--- begin TASK MATERIAL ---

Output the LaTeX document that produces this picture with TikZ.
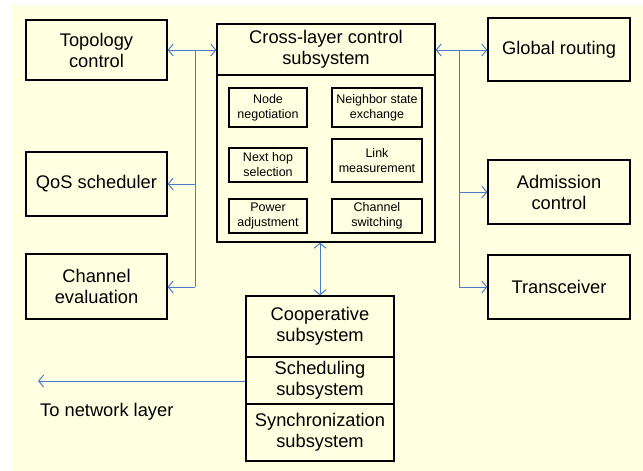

--- end TASK MATERIAL ---
--- begin TASK MATERIAL ---

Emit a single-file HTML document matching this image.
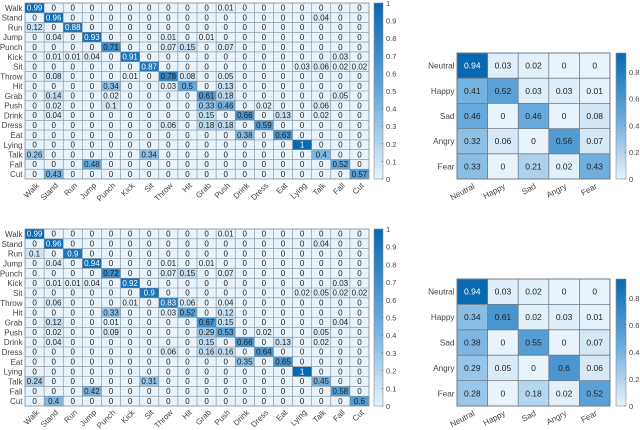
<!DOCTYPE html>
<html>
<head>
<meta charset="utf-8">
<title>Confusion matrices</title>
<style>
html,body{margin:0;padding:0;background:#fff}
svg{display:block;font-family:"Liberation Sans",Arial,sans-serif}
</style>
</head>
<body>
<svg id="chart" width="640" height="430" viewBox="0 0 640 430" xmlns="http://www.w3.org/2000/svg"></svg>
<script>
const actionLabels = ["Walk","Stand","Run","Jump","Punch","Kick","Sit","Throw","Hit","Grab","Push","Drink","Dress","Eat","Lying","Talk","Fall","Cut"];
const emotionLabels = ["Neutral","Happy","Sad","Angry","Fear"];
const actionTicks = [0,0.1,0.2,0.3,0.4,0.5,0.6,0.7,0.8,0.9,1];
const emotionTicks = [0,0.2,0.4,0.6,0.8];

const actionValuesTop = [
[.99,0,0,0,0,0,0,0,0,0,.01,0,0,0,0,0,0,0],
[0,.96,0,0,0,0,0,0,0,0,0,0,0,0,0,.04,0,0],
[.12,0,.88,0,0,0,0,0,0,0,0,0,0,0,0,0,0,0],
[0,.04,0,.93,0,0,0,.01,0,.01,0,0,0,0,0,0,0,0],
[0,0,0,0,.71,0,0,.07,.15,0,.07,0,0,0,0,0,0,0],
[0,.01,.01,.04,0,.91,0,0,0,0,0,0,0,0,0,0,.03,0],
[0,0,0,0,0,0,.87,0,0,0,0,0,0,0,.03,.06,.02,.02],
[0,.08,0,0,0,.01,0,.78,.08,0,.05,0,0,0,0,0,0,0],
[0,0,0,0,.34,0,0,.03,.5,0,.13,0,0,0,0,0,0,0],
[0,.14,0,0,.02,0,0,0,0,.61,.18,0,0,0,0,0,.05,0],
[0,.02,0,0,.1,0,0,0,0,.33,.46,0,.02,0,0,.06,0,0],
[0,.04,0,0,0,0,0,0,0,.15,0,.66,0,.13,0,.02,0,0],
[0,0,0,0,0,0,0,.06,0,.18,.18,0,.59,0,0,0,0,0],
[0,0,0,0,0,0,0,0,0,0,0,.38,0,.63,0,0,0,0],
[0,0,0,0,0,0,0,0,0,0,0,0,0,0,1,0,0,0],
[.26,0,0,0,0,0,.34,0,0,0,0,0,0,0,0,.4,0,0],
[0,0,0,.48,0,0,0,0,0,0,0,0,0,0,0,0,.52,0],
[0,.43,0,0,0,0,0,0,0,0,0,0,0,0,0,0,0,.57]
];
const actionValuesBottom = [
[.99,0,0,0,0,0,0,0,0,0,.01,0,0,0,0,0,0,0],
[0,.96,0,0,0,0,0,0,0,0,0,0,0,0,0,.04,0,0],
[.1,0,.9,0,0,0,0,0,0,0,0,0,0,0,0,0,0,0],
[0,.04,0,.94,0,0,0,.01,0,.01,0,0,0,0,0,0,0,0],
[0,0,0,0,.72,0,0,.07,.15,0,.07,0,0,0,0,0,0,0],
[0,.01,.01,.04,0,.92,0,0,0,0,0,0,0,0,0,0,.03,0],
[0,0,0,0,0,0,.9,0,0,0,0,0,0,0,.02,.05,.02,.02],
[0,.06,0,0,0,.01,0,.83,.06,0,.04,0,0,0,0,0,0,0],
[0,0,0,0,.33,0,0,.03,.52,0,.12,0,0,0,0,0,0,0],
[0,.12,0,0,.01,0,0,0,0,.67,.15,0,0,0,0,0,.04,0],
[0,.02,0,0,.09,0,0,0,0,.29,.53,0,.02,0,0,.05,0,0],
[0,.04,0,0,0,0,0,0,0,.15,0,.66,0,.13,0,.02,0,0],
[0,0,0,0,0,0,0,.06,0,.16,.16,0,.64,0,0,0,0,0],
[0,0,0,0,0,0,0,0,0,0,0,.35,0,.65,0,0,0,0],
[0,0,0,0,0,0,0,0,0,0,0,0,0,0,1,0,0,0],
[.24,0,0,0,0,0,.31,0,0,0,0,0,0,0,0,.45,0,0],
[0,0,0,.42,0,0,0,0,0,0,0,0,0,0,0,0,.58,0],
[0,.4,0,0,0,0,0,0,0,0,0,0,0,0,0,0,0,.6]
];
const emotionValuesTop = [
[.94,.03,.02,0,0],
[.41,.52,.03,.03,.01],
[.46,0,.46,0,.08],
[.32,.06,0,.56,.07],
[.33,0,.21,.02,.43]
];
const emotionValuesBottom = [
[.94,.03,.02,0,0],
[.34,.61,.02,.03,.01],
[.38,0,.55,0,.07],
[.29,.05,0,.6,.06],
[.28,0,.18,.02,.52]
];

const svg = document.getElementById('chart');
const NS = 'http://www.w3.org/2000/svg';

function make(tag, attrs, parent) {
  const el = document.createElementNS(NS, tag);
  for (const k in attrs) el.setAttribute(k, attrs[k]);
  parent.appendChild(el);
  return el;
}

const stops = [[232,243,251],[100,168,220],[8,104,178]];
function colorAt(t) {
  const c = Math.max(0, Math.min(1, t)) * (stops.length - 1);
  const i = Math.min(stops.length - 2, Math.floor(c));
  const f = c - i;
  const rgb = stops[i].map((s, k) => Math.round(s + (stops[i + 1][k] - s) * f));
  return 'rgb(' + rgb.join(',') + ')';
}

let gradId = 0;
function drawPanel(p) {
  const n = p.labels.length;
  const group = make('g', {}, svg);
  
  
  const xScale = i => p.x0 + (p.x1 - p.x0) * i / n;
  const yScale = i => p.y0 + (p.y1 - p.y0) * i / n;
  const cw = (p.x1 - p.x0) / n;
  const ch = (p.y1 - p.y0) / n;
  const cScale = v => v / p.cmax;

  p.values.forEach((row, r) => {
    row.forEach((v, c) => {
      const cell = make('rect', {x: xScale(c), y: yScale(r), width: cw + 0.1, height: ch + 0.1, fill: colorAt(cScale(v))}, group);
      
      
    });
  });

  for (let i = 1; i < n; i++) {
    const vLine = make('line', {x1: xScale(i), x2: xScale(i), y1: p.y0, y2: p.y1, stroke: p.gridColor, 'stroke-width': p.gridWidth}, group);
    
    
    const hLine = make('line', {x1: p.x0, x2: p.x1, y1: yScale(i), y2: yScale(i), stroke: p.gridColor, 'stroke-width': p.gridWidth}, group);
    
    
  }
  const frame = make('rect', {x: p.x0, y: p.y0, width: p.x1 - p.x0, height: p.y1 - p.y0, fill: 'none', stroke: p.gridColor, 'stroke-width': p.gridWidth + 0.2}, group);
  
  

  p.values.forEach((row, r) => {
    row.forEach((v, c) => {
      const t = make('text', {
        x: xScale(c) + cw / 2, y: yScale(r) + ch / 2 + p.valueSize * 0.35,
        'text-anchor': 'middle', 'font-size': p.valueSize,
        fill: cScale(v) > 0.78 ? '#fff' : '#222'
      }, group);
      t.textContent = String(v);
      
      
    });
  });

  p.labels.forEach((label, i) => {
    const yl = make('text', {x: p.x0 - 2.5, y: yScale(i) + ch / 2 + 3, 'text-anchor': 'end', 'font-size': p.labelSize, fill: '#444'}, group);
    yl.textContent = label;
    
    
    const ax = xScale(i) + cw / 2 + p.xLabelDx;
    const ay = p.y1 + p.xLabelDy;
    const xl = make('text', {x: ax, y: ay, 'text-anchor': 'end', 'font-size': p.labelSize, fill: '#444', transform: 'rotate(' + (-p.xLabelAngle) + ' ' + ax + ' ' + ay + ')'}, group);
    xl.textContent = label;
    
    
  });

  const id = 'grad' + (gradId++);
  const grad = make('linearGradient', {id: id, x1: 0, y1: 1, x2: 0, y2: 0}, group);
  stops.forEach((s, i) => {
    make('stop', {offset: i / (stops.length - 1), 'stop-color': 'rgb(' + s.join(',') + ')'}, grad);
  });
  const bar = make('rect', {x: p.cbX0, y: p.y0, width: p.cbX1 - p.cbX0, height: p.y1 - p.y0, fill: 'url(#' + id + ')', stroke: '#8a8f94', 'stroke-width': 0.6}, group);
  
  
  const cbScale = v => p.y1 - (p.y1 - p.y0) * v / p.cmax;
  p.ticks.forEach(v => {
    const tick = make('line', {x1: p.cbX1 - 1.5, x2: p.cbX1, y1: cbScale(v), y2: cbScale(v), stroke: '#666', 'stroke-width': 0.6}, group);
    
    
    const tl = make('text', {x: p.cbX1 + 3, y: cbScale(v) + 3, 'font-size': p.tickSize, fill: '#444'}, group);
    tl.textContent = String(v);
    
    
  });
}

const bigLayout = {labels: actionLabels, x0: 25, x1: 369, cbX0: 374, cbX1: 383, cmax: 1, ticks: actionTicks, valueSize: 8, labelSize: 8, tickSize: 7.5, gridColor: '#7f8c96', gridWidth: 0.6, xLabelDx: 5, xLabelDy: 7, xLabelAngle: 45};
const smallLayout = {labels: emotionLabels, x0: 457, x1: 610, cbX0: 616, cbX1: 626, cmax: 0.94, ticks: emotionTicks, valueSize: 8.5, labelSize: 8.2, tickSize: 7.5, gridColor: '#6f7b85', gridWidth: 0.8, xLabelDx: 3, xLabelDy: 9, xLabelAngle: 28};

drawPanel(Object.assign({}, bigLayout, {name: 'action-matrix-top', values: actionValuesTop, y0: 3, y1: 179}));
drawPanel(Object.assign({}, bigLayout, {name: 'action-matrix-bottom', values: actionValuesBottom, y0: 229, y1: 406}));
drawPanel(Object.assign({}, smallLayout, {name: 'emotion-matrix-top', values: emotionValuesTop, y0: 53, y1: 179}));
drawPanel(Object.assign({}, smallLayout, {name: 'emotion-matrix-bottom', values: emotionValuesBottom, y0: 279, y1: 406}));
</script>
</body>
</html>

--- end TASK MATERIAL ---
--- begin TASK MATERIAL ---

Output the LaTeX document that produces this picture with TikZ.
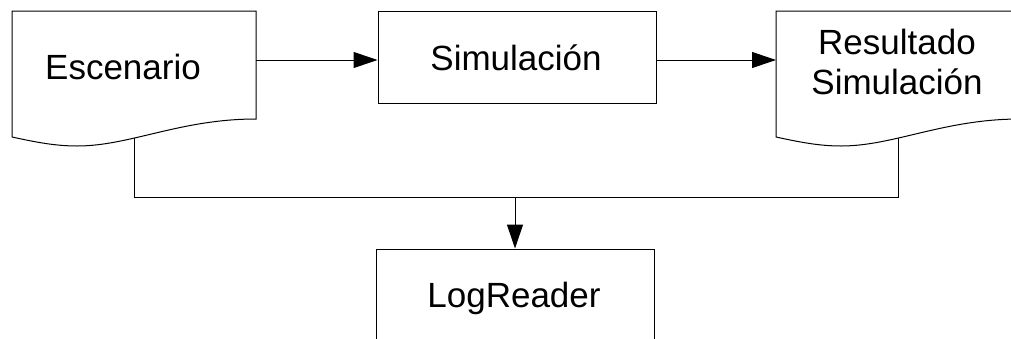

--- end TASK MATERIAL ---

> _WORK INSTRUCTIONS_
Pictures in the material above should be skipped; print exactly the lines from the one with "Emit a single-file" through the one with "const emotionTicks = [0,0.2,0.4,0.6,0.8];".

> _PROBLEM SOLUTION_
Emit a single-file HTML document matching this image.
<!DOCTYPE html>
<html>
<head>
<meta charset="utf-8">
<title>Confusion matrices</title>
<style>
html,body{margin:0;padding:0;background:#fff}
svg{display:block;font-family:"Liberation Sans",Arial,sans-serif}
</style>
</head>
<body>
<svg id="chart" width="640" height="430" viewBox="0 0 640 430" xmlns="http://www.w3.org/2000/svg"></svg>
<script>
const actionLabels = ["Walk","Stand","Run","Jump","Punch","Kick","Sit","Throw","Hit","Grab","Push","Drink","Dress","Eat","Lying","Talk","Fall","Cut"];
const emotionLabels = ["Neutral","Happy","Sad","Angry","Fear"];
const actionTicks = [0,0.1,0.2,0.3,0.4,0.5,0.6,0.7,0.8,0.9,1];
const emotionTicks = [0,0.2,0.4,0.6,0.8];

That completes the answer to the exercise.